**Exercise objective**
In the data below, find each line containing the string "this" and return it.

**Dataset records**
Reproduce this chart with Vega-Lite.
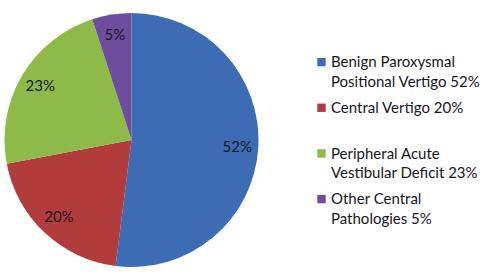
==
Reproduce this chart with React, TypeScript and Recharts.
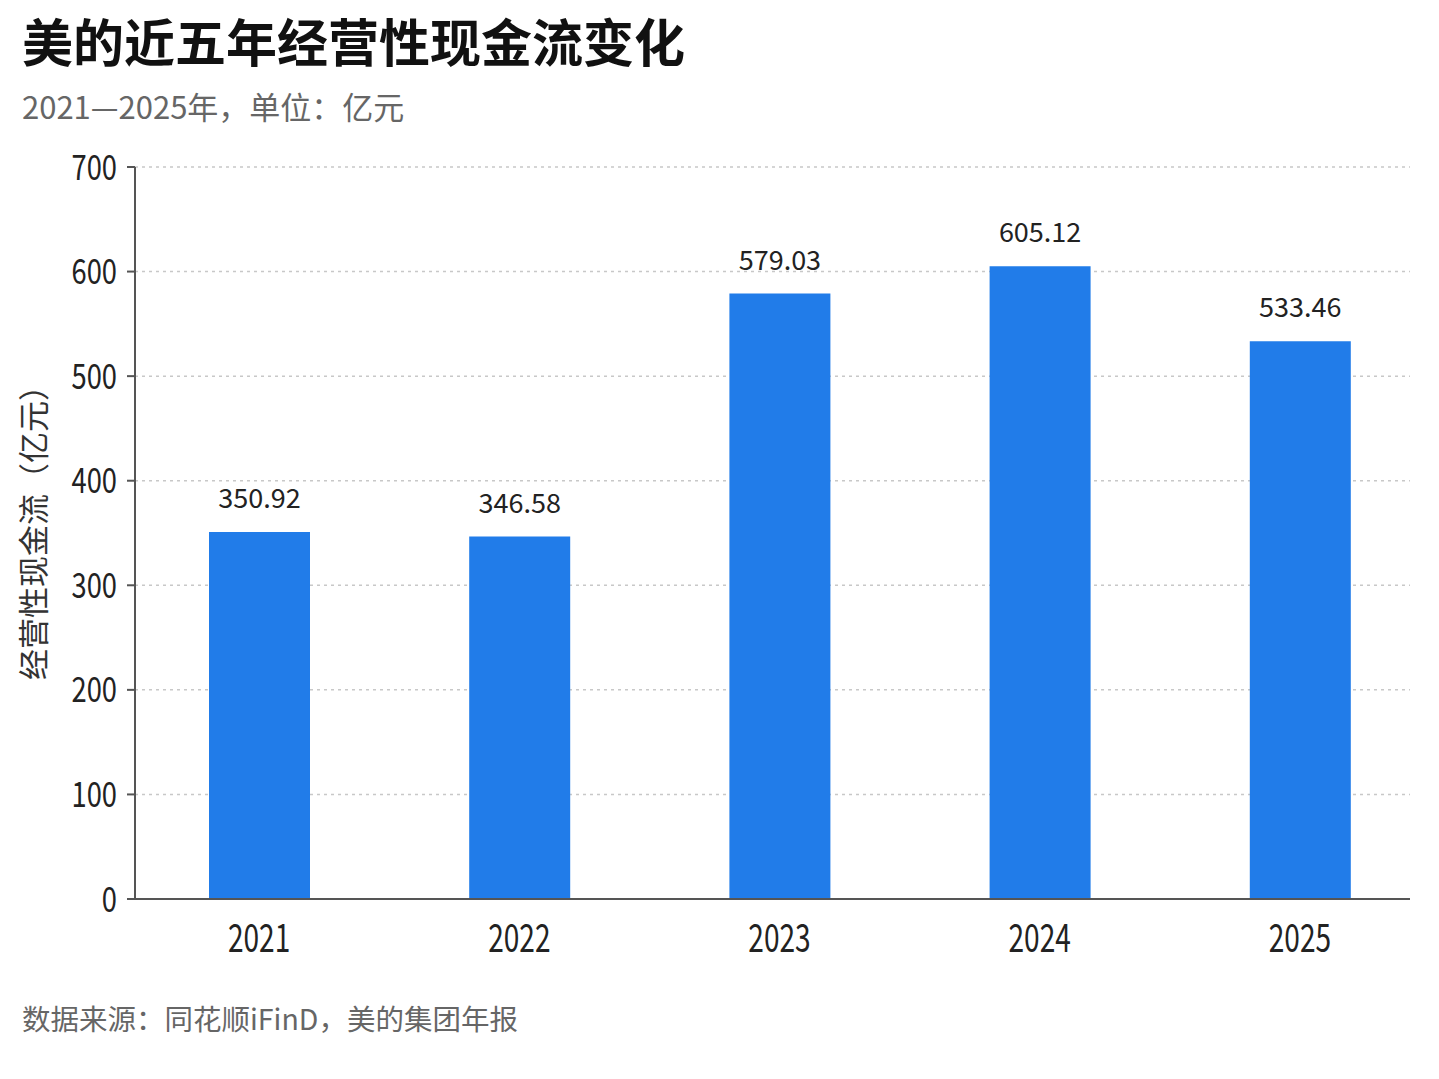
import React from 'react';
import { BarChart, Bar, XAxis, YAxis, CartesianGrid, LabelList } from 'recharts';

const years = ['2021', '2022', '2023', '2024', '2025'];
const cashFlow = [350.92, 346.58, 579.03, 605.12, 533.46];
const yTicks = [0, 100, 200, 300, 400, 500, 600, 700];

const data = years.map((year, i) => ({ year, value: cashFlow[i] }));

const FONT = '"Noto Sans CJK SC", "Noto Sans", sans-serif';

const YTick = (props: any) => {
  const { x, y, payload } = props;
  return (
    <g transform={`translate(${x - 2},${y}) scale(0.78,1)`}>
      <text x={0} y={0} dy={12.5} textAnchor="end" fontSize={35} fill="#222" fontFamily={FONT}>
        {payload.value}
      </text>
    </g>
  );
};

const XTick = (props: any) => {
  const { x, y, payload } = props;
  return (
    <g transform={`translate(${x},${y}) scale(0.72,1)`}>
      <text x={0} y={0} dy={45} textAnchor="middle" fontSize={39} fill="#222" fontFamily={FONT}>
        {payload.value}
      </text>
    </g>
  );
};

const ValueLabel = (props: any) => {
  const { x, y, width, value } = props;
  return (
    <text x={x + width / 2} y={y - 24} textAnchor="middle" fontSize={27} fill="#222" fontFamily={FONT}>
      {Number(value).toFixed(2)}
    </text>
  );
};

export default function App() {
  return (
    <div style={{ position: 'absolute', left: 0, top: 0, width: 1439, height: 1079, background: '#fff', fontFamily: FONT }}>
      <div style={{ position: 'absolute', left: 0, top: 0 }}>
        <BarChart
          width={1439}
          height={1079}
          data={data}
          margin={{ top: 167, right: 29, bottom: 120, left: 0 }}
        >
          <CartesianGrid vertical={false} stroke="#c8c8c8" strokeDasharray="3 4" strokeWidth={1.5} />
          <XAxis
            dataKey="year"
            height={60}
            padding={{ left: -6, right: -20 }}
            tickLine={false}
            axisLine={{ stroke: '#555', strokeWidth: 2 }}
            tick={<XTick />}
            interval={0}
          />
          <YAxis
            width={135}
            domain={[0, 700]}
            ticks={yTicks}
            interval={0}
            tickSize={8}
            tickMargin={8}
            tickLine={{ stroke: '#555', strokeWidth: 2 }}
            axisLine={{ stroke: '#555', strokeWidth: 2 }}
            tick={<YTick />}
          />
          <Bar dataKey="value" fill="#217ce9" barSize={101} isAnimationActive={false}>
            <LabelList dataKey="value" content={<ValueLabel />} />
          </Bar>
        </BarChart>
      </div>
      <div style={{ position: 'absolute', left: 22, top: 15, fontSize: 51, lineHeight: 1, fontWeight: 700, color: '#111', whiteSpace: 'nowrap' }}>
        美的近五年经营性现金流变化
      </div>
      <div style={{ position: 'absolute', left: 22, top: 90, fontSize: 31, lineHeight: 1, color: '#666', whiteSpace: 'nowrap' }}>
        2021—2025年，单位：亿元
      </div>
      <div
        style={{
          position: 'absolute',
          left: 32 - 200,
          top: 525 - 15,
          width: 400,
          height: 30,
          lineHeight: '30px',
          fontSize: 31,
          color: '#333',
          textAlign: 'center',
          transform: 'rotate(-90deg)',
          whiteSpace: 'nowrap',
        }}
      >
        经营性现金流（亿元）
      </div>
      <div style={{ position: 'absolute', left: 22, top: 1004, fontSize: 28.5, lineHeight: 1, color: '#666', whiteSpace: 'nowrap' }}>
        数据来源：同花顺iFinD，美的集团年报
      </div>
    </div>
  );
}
---
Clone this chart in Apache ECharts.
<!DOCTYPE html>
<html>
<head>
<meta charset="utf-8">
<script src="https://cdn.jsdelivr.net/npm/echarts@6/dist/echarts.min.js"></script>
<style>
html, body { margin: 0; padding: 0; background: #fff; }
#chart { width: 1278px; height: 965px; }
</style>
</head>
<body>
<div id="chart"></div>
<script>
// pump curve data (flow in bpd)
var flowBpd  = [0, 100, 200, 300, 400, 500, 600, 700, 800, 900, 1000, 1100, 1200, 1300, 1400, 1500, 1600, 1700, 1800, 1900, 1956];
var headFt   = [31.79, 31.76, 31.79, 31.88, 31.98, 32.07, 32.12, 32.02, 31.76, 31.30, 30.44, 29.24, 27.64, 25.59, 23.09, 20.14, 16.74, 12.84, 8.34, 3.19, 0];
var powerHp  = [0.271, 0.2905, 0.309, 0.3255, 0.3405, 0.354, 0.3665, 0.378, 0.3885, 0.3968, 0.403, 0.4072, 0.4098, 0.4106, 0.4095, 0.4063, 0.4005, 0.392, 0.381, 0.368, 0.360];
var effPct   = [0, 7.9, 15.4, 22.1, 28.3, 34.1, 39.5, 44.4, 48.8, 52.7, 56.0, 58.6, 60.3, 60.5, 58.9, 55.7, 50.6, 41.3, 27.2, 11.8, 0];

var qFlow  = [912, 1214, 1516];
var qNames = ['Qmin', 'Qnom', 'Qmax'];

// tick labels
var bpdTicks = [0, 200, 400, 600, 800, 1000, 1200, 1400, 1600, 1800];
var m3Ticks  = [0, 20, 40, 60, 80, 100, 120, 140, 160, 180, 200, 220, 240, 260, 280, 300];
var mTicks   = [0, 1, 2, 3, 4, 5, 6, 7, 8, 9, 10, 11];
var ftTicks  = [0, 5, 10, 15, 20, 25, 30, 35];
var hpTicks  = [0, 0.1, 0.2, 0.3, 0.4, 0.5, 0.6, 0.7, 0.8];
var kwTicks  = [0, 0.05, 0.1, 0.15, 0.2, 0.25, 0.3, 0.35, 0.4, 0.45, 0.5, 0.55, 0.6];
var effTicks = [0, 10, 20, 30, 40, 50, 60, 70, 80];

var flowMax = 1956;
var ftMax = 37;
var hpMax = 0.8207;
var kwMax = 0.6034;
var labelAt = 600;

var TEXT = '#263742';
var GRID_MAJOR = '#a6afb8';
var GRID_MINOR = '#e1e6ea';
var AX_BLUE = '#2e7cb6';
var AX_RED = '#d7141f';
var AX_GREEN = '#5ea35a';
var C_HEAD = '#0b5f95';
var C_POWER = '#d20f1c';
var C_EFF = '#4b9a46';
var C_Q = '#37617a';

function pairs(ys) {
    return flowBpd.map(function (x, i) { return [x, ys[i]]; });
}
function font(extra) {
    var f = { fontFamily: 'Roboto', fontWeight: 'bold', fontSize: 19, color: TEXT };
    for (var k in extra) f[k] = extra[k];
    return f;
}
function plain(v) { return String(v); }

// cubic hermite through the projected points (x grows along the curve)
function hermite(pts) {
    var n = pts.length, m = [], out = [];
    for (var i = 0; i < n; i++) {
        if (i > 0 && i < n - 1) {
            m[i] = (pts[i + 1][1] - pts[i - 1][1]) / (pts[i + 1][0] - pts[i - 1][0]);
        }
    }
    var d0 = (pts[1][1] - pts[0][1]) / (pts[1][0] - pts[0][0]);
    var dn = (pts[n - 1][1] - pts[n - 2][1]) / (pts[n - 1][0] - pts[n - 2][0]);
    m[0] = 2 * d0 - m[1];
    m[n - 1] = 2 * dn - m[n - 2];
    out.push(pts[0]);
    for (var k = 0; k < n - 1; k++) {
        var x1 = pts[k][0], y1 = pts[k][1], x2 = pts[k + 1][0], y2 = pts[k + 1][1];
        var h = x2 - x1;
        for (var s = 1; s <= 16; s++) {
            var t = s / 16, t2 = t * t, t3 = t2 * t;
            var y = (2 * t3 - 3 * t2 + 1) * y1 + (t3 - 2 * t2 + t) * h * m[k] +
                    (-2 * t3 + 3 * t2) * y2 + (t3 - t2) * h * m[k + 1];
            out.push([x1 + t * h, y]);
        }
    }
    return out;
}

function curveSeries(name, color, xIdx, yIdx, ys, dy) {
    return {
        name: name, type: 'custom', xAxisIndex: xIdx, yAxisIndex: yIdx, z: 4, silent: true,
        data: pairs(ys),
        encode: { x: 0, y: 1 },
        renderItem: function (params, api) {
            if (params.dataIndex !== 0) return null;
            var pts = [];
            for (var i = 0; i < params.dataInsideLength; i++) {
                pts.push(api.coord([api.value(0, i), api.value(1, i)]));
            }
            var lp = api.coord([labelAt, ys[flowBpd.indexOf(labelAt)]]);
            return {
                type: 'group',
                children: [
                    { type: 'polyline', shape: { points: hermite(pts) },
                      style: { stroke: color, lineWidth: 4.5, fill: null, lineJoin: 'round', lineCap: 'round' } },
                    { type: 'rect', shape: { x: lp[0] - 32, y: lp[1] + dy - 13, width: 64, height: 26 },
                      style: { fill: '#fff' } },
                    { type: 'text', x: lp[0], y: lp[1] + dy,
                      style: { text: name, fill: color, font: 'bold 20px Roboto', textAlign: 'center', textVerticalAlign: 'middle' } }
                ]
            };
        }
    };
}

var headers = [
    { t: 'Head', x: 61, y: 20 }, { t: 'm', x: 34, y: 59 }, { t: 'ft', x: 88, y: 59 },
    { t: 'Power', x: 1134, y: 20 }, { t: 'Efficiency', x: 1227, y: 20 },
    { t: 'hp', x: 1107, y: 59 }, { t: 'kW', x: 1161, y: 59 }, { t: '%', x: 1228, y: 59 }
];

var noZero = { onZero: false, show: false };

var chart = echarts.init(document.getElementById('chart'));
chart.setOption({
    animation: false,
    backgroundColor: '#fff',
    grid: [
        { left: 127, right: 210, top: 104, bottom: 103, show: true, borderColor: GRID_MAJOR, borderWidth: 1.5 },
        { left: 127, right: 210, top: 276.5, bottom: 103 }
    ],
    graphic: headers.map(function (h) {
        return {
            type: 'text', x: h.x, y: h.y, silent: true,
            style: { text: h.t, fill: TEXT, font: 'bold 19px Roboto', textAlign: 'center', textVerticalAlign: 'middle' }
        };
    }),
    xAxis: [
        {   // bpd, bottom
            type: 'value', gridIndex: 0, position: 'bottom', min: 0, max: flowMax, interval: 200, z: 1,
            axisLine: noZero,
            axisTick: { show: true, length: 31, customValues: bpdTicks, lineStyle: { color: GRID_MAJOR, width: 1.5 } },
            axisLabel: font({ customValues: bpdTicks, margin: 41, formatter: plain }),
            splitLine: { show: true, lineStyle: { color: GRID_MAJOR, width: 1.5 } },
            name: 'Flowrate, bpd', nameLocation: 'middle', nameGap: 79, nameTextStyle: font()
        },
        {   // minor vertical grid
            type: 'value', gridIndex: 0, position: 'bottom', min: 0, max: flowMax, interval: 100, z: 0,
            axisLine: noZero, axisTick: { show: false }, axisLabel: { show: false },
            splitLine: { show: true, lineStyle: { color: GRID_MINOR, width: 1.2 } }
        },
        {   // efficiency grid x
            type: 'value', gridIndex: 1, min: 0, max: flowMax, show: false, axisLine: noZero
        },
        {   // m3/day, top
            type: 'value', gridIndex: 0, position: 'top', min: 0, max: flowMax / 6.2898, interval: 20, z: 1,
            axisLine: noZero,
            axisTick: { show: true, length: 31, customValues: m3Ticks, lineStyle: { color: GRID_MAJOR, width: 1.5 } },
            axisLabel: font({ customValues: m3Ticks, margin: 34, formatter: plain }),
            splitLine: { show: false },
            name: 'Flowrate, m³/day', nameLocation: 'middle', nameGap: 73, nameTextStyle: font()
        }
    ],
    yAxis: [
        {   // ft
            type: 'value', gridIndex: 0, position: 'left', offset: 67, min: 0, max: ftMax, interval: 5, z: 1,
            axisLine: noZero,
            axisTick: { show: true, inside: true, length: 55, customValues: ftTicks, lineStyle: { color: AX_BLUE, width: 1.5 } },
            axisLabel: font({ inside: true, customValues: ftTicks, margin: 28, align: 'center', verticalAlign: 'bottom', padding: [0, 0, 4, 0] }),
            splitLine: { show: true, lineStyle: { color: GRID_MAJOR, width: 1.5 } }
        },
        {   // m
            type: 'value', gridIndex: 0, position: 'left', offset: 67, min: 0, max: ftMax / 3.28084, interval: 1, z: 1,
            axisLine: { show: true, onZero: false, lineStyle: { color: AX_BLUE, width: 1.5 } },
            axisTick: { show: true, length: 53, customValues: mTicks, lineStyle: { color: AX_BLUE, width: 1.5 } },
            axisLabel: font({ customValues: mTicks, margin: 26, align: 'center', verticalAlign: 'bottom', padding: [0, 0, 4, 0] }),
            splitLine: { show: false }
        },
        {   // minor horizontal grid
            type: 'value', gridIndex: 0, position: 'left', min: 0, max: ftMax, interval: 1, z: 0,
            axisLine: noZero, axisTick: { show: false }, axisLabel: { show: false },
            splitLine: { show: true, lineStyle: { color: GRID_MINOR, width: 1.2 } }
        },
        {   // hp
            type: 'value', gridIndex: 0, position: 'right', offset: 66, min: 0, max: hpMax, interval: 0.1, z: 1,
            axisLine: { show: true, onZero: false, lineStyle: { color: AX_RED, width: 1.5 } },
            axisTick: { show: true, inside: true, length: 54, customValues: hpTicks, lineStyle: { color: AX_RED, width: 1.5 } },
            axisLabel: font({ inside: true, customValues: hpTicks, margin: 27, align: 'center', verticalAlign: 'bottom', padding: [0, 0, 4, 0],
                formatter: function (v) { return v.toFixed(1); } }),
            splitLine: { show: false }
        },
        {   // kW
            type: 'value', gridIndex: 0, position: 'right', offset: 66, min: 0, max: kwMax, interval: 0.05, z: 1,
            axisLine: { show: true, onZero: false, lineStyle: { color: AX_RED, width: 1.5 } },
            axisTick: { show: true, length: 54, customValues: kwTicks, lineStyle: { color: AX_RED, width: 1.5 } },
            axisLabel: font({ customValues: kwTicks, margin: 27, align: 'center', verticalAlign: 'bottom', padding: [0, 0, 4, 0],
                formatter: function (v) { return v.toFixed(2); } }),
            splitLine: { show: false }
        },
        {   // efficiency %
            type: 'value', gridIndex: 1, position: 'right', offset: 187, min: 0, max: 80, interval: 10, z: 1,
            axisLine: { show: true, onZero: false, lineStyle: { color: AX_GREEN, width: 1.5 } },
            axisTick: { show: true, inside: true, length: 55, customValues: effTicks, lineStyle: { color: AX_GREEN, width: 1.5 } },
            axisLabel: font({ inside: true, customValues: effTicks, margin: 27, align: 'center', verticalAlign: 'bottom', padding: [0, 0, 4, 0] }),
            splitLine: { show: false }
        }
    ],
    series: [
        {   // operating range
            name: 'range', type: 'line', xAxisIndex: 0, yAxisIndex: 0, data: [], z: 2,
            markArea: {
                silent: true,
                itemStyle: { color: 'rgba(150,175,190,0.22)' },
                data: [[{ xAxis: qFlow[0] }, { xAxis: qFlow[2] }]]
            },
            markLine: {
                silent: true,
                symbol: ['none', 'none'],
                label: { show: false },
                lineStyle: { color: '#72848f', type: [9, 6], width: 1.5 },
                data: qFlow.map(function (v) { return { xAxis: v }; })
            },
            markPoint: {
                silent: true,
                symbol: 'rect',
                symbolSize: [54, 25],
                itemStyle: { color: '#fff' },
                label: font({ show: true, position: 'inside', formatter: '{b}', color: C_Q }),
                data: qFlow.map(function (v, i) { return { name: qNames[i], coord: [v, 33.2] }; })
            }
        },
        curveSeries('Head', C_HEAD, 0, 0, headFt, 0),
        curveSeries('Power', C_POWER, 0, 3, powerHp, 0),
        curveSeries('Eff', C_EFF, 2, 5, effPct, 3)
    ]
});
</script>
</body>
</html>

**Response to the task**
Reproduce this chart with Vega-Lite.
Reproduce this chart with React, TypeScript and Recharts.
Clone this chart in Apache ECharts.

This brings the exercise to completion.